The unassuming monastery in Nakhon Pathom, an hour west of Bangkok, is the only temple in Thailand exclusively devoted to female monks, known as Bhikkhunis. In 2003, its abbess, the Venerable Dhammananda became the first Thai woman to ordain as a Bhikkhuni in Theravada Buddhism – defying tradition by travelling to Sri Lanka for the ceremony. Her decision sent shockwaves through the deeply conservative Thai Sangha Council, which explicitly banned the ordination of women in 1928.
But now it’s all ok? No. The Sangha continues to be against it.
According to the abbess, the challenges reflect decades of institutionalised patriarchy, rooted in the belief that being born female is a manifestation of bad karma and that women cannot attain enlightenment. Women are not even allowed to touch monks out of fear that it might pollute their sanctity. Traditionally, female monastics are confined to the life of the white-robed Mae Chees, or lay nuns, deemed so inferior that they are only permitted to serve food and clean for the men.
The Vatican has learned to disguise that by calling it “complementarity,” but the outcome is exactly the same – women are permitted only to serve food and clean. That’s their special purpose in life, along with of course babies and not marrying priests.
Analysts say the Bhikkhuni controversy mirrors a broader culture of misogyny in Thailand, which persisted despite the election of the country’s first female Prime Minister, Yingluck Shinawatra in 2011. “During her campaign, she claimed to care about women’s issues, but since coming into government the only thing she has done is create a women’s fund,” says Dr. Sutada. (Shinawatra was ousted as prime minister in early May.)
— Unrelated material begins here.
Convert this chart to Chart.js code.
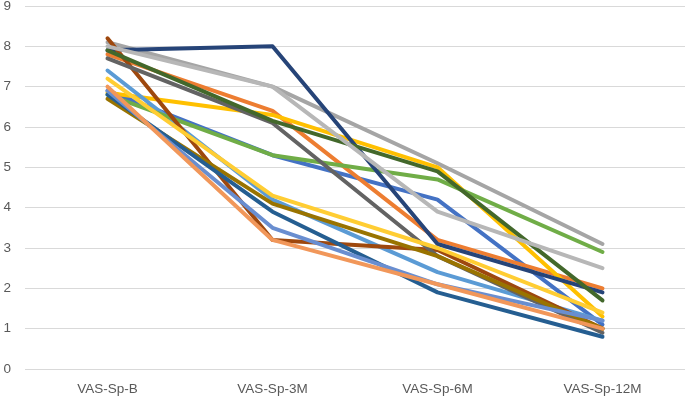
<!DOCTYPE html>
<html>
<head>
<meta charset="utf-8">
<script src="https://cdn.jsdelivr.net/npm/chart.js@4/dist/chart.umd.min.js"></script>
<style>
  html, body { margin: 0; padding: 0; background: #ffffff; }
  #wrap { width: 685px; height: 401px; position: relative; }
</style>
</head>
<body>
<div id="wrap"><canvas id="chart"></canvas></div>
<script>
// Categories on the x axis
const categories = ['VAS-Sp-B', 'VAS-Sp-3M', 'VAS-Sp-6M', 'VAS-Sp-12M'];

// Y axis ticks
const yTicks = [0, 1, 2, 3, 4, 5, 6, 7, 8, 9];

// One line per patient (B, 3M, 6M, 12M)
const s1 = [6.9, 5.3, 4.2, 1.1];
const s2 = [7.8, 6.4, 3.2, 2.0];
const s3 = [8.1, 7.0, 5.1, 3.1];
const s4 = [6.85, 6.3, 5.0, 1.3];
const s5 = [7.4, 4.2, 2.4, 1.2];
const s6 = [6.8, 5.3, 4.7, 2.9];
const s7 = [7.9, 8.0, 3.1, 1.9];
const s8 = [8.2, 3.2, 2.95, 1.0];
const s9 = [7.7, 6.1, 2.8, 0.9];
const s10 = [6.7, 4.1, 2.8, 1.0];
const s11 = [6.8, 3.9, 1.9, 0.8];
const s12 = [7.9, 6.15, 4.9, 1.7];
const s13 = [6.9, 3.5, 2.1, 1.2];
const s14 = [7.0, 3.2, 2.1, 1.0];
const s15 = [8.0, 7.0, 3.9, 2.5];
const s16 = [7.2, 4.3, 3.0, 1.4];

const seriesList = [s1, s2, s3, s4, s5, s6, s7, s8, s9, s10, s11, s12, s13, s14, s15, s16];

// Office palette, in series order
const colors = [
    '#4472C4', '#ED7D31', '#A5A5A5', '#FFC000', '#5B9BD5', '#70AD47',
    '#264478', '#9E480E', '#636363', '#997300', '#255E91', '#43682B',
    '#698ED0', '#F1975A', '#B7B7B7', '#FFCD33'
];

const textColor = '#595959';
const gridColor = '#d9d9d9';

// Later series drawn on top, like the spreadsheet
const datasets = seriesList.map((values, i) => ({
    label: 'Series ' + (i + 1),
    data: values,
    borderColor: colors[i],
    backgroundColor: colors[i],
    borderWidth: 4,
    pointRadius: 0,
    pointHoverRadius: 0,
    tension: 0,
    fill: false,
    borderJoinStyle: 'round',
    borderCapStyle: 'round',
    order: seriesList.length - i
}));

new Chart(document.getElementById('chart'), {
    type: 'line',
    data: { labels: categories, datasets: datasets },
    options: {
        responsive: true,
        maintainAspectRatio: false,
        animation: false,
        layout: { padding: { top: 6, right: -2, bottom: 0, left: 0 } },
        plugins: {
            legend: { display: false },
            tooltip: { enabled: false }
        },
        scales: {
            x: {
                offset: true,
                grid: { display: false, drawTicks: false },
                border: { display: false },
                ticks: {
                    color: textColor,
                    padding: 12,
                    font: { family: 'Liberation Sans', size: 13.5 }
                },
                afterFit: (axis) => { axis.height = 32; }
            },
            y: {
                min: yTicks[0],
                max: yTicks[yTicks.length - 1],
                afterBuildTicks: (axis) => { axis.ticks = yTicks.map(v => ({ value: v })); },
                grid: { color: gridColor, lineWidth: 1, drawTicks: false },
                border: { display: false },
                ticks: {
                    color: textColor,
                    padding: 14,
                    font: { family: 'Liberation Sans', size: 13.5 }
                },
                afterFit: (axis) => {
                    axis.width = 25;
                    axis.paddingTop = 0;
                    axis.paddingBottom = 0;
                }
            }
        }
    }
});
</script>
</body>
</html>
Thai women still hold only 16 percent of parliamentary seats and only four percent of political positions at the local level, while domestic violence is a rampant problem – affecting a staggering 33 percent of families. Activists say it is directly linked to patriarchal notions about karmic justice, which serves to perpetuate the practice of victim blaming.
“When my father became violent, my mother would say ‘This is my karma,’” says Ouyporn Khuankaew, Director of International Women’s Partnership for Peace and Justice, a grassroots organization that trains monks and nuns on gender and LGBT issues. “And when my sister was in an abusive relationship – a monk told her the same thing.”
And who else says that? Yes! All the other religions; that is correct.
Buddhist notions about karma have a particularly harmful effect on women, the disabled, and the LGBT community, warns Ouyporn, adding that even the most progressive monks are susceptible to these prejudices.
Not prejudices! Spiritual beliefs! Totally different thing. Or rather, identical.
Ironically, the ordination of women has caused more of a stir than a string of high-profile scandals to rock the Thai monkhood. Last year, 33-year-old Wirapol Sukphol, nicknamed the jet-setting fugitive monk, shot to the headlines amid allegations of wide-scale corruption, promiscuity, and crimes ranging from statutory rape to manslaughter. Although he was promptly expelled from the Sangha, there remains little public scrutiny over the monkhood. Meanwhile, the Thai Sangha has stayed curiously tight-lipped over the rise of Buddhist extremism in neighboring Myanmar, where the hate preacher Wirathu is leading a vicious campaign against the country’s Muslim minority.
Again, very Vatican-like: child abuse is something you hide and excuse, but ordination of women is a terrible sin and contraception is an outrage. It always boils down to men domineering over women as The Most Important Thing.